Understanding your biases is especially critical when investing during a market crisis. Many of these cognitive biases amplify under stress, which is exactly when disciplined investors following Warren Buffett's approach tend to outperform.
Frequently Asked Questions
What is behavioral finance?
Behavioral finance is the study of how psychological biases and emotions influence financial decisions. Founded on the work of Daniel Kahneman and Amos Tversky, it explains why investors consistently make irrational choices — like panic selling during downturns or chasing hot stocks — even when they know better intellectually. Understanding these biases is the first step to avoiding them.
What are the most common investing biases?
The most common biases that hurt investors are loss aversion (feeling losses 2x more than gains), overconfidence (overestimating your ability to beat the market), confirmation bias (seeking information that supports existing beliefs), herd mentality (following the crowd), anchoring (fixating on purchase prices), recency bias (overweighting recent events), and the disposition effect (selling winners too early while holding losers too long).

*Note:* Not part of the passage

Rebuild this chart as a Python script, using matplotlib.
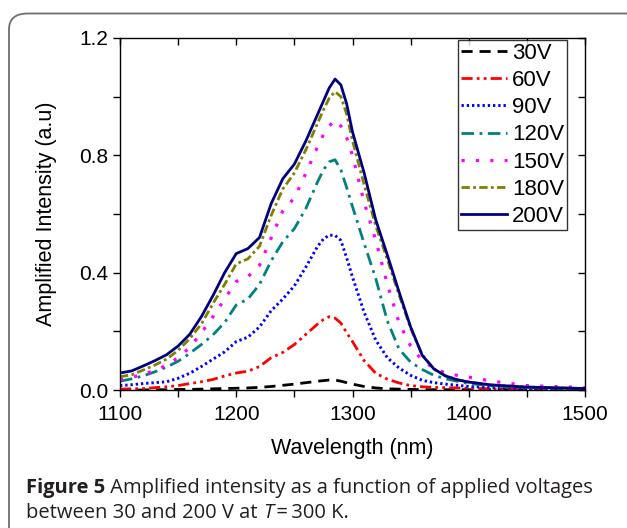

How much do behavioral mistakes cost investors?
According to DALBAR's research, the average equity investor underperformed the S&P 500 by 8.48 percentage points in 2024 alone, and by approximately 1% annually over 20-year periods. That 1% annual gap can compound to hundreds of thousands of dollars over a lifetime. Vanguard estimates that behavioral coaching from a financial advisor can add approximately 1.5% in annual net returns.
How can I avoid emotional investing?
The most effective strategies are: (1) writing an investment policy before volatility hits, (2) automating contributions and rebalancing, (3) checking your portfolio quarterly instead of daily, (4) tracking performance against a benchmark, and (5) working with a fiduciary financial advisor who can provide objective guidance during emotional market periods.

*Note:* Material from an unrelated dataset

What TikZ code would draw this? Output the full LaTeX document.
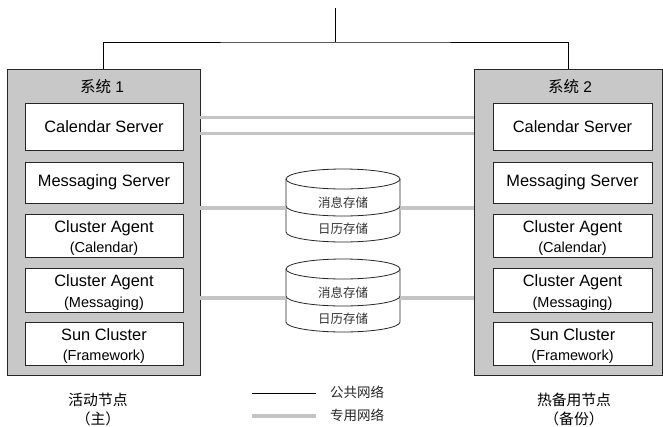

What is loss aversion and why does it matter for investing?
Loss aversion, documented by Kahneman and Tversky's prospect theory, is the phenomenon where the psychological pain of losing money is roughly 2.25 times stronger than the pleasure of gaining the same amount. For investors, this means you're biased toward avoiding losses rather than capturing gains — which leads to panic selling during downturns, holding cash too long after crashes, and missing the recoveries that generate most long-term returns.
Should I work with a financial advisor to avoid biases?
Research strongly supports it. Vanguard's Advisor's Alpha framework estimates that behavioral coaching alone adds ~1.5% in annual returns — more value than asset allocation or tax optimization. A fiduciary financial advisor serves as an objective check on your emotional impulses, helping you stay disciplined when your brain is telling you to panic.